One of the funniest people I know—Susan Wright—is from Dallas. So how fitting that I recently discovered a writing blog, Fiction Groupie, by a romance writer from Dallas, Roni Loren, whose debut novel CRASH INTO YOU, will be published by Berkley Heat in early 2012. I was so taken with her no-nonsense post on query letters—the cover letter you send to a literary agent to see if he or she would consider reading your manuscript—that I’ve reposted the meat of it here. Roni was at a writer’s conference, and took excellent notes during a workshop given by a panel of agents who “gonged” bad query letters.
If you’re not a writer you’ll never need this advice, but it’s fun to see what literary agents are looking for/repulsed by, and to get a behind-the-cover look at one of the first steps in book publishing.
Personally, I hope I’ll never have to write a query letter—because Gail Fortune, who is considering my manuscript even as I write this, will love love love THROWN more than life itself—but just in case, I’ll be ready.
WHAT COULD GET YOU “GONGED” BY AN AGENT
1. Opening with a question.
Most of us have heard this, but there was still a query in the bunch that did this. It got instantly gonged.
2. Vampires
You have to be REALLY REALLY different to get them to even consider another vampire novel.
3. Cancer
In and of itself, it may be an important issue in a book, but there were at least four queries where cancer seemed thrown in to up the dramatic effect. “There’s this and this and this! Plus, someone has cancer!”

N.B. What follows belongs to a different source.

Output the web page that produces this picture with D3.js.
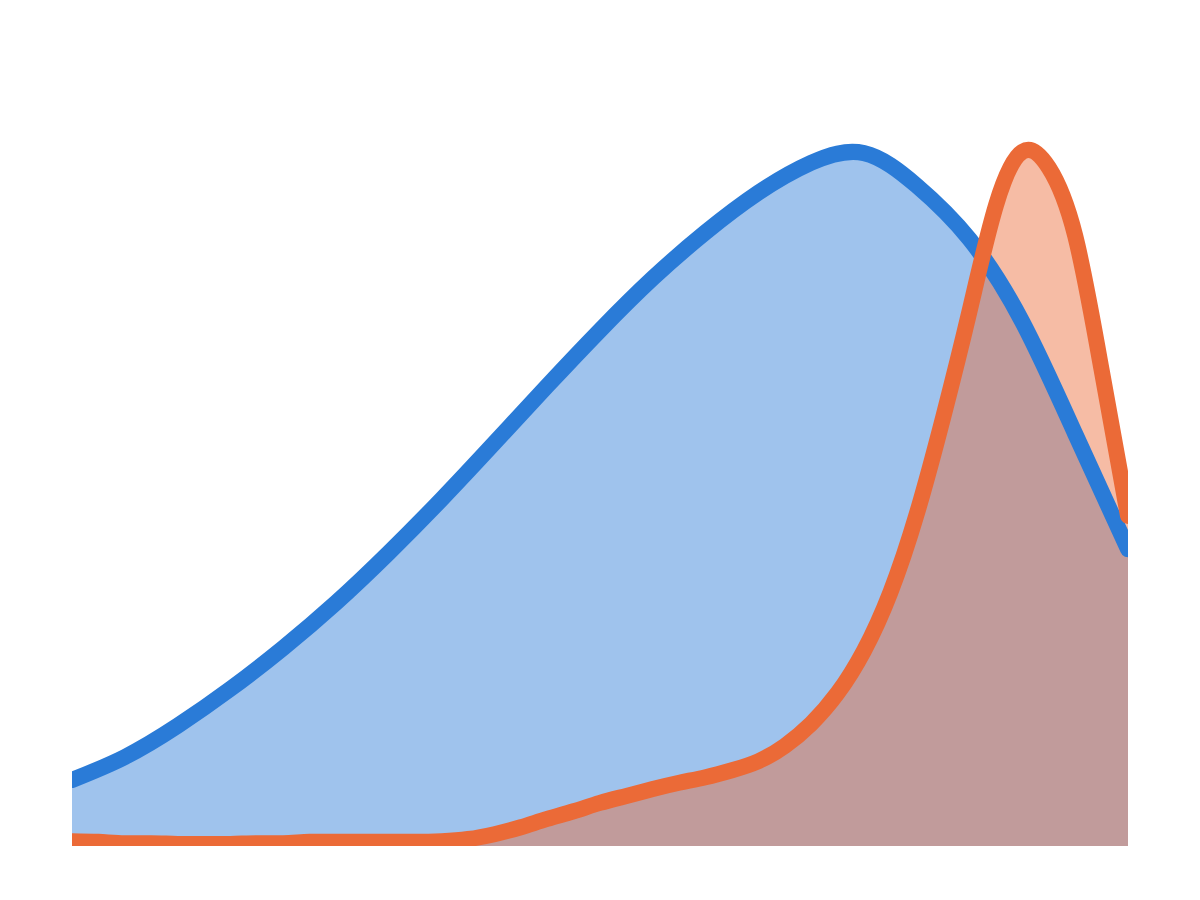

4. Too many things/issues/characters/plotlines.
This was one that the agents said a lot. Stories that seemed to have too many different things going on, too many characters, or too many plotlines listed in the query lost their interest. Stick to the hook!

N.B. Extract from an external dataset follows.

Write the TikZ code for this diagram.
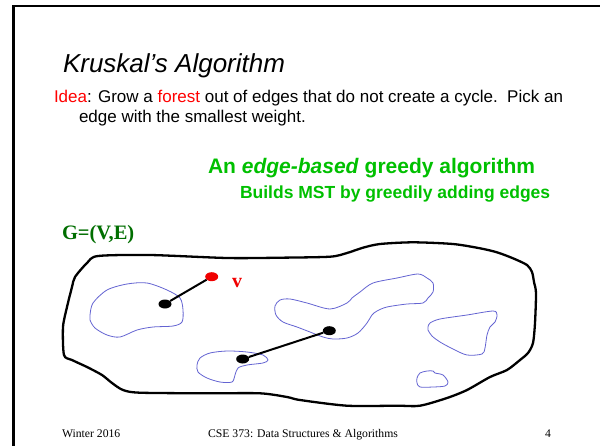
\documentclass[tikz,border=0pt]{standalone}
\usepackage{fontspec}
\setmainfont{Liberation Sans}
\newfontfamily\serifft{Liberation Serif}
\usetikzlibrary{shapes.geometric}
\definecolor{brightgreen}{RGB}{0,192,0}
\definecolor{darkgreen}{RGB}{0,110,0}
\definecolor{blobblue}{RGB}{100,100,210}
\definecolor{redv}{RGB}{240,0,0}
\tikzset{
  txt/.style={anchor=base west, inner sep=0pt, outer sep=0pt},
  outline/.style={draw=black, line width=2.3pt, line join=round},
  blob/.style={draw=blobblue, line width=0.8pt, line join=round},
  vertex/.style={ellipse, fill=black, minimum width=13pt, minimum height=9pt, inner sep=0pt},
  redvertex/.style={vertex, fill=redv},
  edgeline/.style={draw=black, line width=2pt},
  frameline/.style={draw=black, line width=2.8pt}
}
\begin{document}
\begin{tikzpicture}[x=1pt,y=-1pt]
\useasboundingbox (0,0) rectangle (600,445);
\fill[white] (0,0) rectangle (600,445);
% slide frame
\coordinate (fbl) at (13.5,446);
\coordinate (ftl) at (13.5,6);
\coordinate (ftr) at (601,6);
\draw[frameline] (fbl) -- (ftl) -- (ftr);
% texts
\node[txt] (title) at (63,72) {\fontsize{26}{30}\selectfont\itshape Kruskal’s Algorithm};
\node[txt] (idea1) at (54,102) {\fontsize{17}{20}\selectfont\textcolor{red}{Idea}: Grow a \textcolor{red}{forest} out of edges that do not create a cycle.\ \ Pick an};
\node[txt] (idea2) at (79,122) {\fontsize{17}{20}\selectfont edge with the smallest weight.};
\node[txt, text=brightgreen] (greedy) at (208,173) {\fontsize{21}{24}\selectfont\bfseries An \textit{edge-based} greedy algorithm};
\node[txt, text=brightgreen] (builds) at (240,198.5) {\fontsize{17.5}{20}\selectfont\bfseries Builds MST by greedily adding edges};
\node[txt, text=darkgreen] (gve) at (62,239) {\serifft\fontsize{20.5}{24}\selectfont\bfseries G=(V,E)};
% outline of the graph
\draw[outline] plot[smooth cycle, tension=0.45] coordinates {
 (98,256) (150,255) (227,258) (280,257.7) (330,256.7) (347,253) (363,247.7) (380,244)
 (413,242.3) (453,244) (480,248.3) (497,252.3) (513,258.3) (527,265) (532,272) (534,282)
 (536,293) (535,323) (533,343) (528,353) (520,360) (507,370) (490,377) (467,390) (447,398)
 (420,405.7) (397,405.7) (347,405.7) (300,400) (287,397) (260,393.3) (207,393.3) (140,392.7)
 (123,390) (112,383) (102,375) (87,367) (72,360) (64,355) (63,327) (67,307) (72,287) (75,277) (87,263)};
% blue components
\draw[blob] plot[smooth cycle, tension=0.5] coordinates {
 (90,315) (93,303) (107,290) (127,284) (147,283) (167,290) (180,298) (183,310) (182,322)
 (173,326) (153,327) (137,330) (120,337) (107,335) (95,328) (90,320)};
\draw[blob] plot[smooth cycle, tension=0.5] coordinates {
 (197,365) (200,358) (210,353) (227,351) (247,352) (263,355) (268,360) (263,363) (247,365)
 (238,368) (235,375) (232,382) (220,382) (207,378) (198,372)};
\draw[blob] plot[smooth cycle, tension=0.5] coordinates {
 (280,300) (290,299) (307,303) (330,309) (347,303) (352,298) (360,292) (373,283) (397,278)
 (418,274) (427,278) (433,283) (433,292) (428,298) (423,303) (407,304) (387,307) (377,311)
 (372,315) (367,323) (358,333) (347,338) (333,339) (323,337) (310,332) (297,327) (283,322)
 (276,315) (275,306)};
\draw[blob] plot[smooth cycle, tension=0.5] coordinates {
 (428,327) (430,323) (440,319) (467,315) (493,311) (497,315) (495,322) (490,327) (487,335)
 (485,348) (482,354) (467,355) (453,349) (440,342) (432,336) (428,330)};
\draw[blob] plot[smooth cycle, tension=0.5] coordinates {
 (417,378) (420,373) (427,371) (433,371) (435,373) (443,375) (448,382) (445,386) (433,387)
 (420,387) (417,383)};
% vertices and edges
\node[redvertex] (v) at (211.7,276.7) {};
\node[vertex] (a) at (165,304) {};
\node[vertex] (b) at (329.3,330.7) {};
\node[vertex] (c) at (242.7,359) {};
\draw[edgeline] (a) -- (v);
\draw[edgeline] (c) -- (b);
\node[txt, text=redv] (vlabel) at (232,287) {\serifft\fontsize{20}{24}\selectfont\bfseries v};
% footer
\node[txt] (foot1) at (62,437) {\serifft\fontsize{11.7}{14}\selectfont Winter 2016};
\node[anchor=base, inner sep=0pt] (foot2) at (303,437) {\serifft\fontsize{11.7}{14}\selectfont CSE 373: Data Structures \& Algorithms};
\node[txt] (foot3) at (545,437) {\serifft\fontsize{11.7}{14}\selectfont 4};
\end{tikzpicture}
\end{document}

5. Describing your own writing.
Don’t tell them in your query that your story is fascinating, fast-paced, touching, whatever. Show them the story, not what you think of your own writing. One agent gonged out when the first sentence said “This is a fascinating story of…”
6. Cliches and tropes
Overused and tired phrases in the query got you gonged. If you’re using them in the query, the agents suspect they’ll be in your book. “Her life will be forever changed”…”The last thing she expected was”…”love is blind”…etc. Plus, cliched storylines as well—girl finding a diary with secrets, person finding a portal, romantic suspense where the wife suspects husband is up no good, the woman who loses her husband and goes a small town to rebuild her life, etc.
7. Inauthentic voice
There was a YA one that used “awesome” “buttload” and “stupid” all in the first two sentences. It sounded like an adult trying to do teenspeak. Didn’t work at all.
8. Stuff Happens
Queries where there was a list of events but no hook or central conflict described.
9. Teens and the elderly
This is a bit random, but there were a few queries that were pitched at YA where the story is the teen gaining wisdom from an older person. They shot these down. Teens don’t want to read about old people. They don’t care what older people have to say when they are that age and so they aren’t going to want to read about that.
10. September 11th plotline
All the agents literally groaned. Some said it was still too close of a topic for them to personally work with. Remember, most of these agents live in NYC, 9/11 was a national tragedy but for those on the front lines realize that it’s got to be even more traumatic to relive.
11. Going on and on and on….(kind of like this post :p )
They want to hook, the main character(s), and what’s at stake. That’s really about it. Do not give a synopsis posing as a query.
12. If you do the “it’s this meets this” kind of hook, don’t use two movies. Use at least one book in the comparison to show that you are well-read in your own genre.
And don’t compare to the GIANT books. Twilight, Harry Potter, Percy Jackson, Hunger Games—they’re used so much that the comparisons don’t meant anything anymore.
13. And finally, MAKE EVERY WORD SERVE A PURPOSE and BE SPECIFIC.
So many queries had a whole lot of words but said nothing. It’s a tale of love and loss and redemption. Of good and evil. Of whatever other completely vague abstract concepts you can think of. That may be a theme in your story but that is not what it’s about. The agents want to know what your story is specifically about. Do not waste words talking about abstract things. Every word must give them something that you haven’t already said and that speaks to the uniqueness of your story.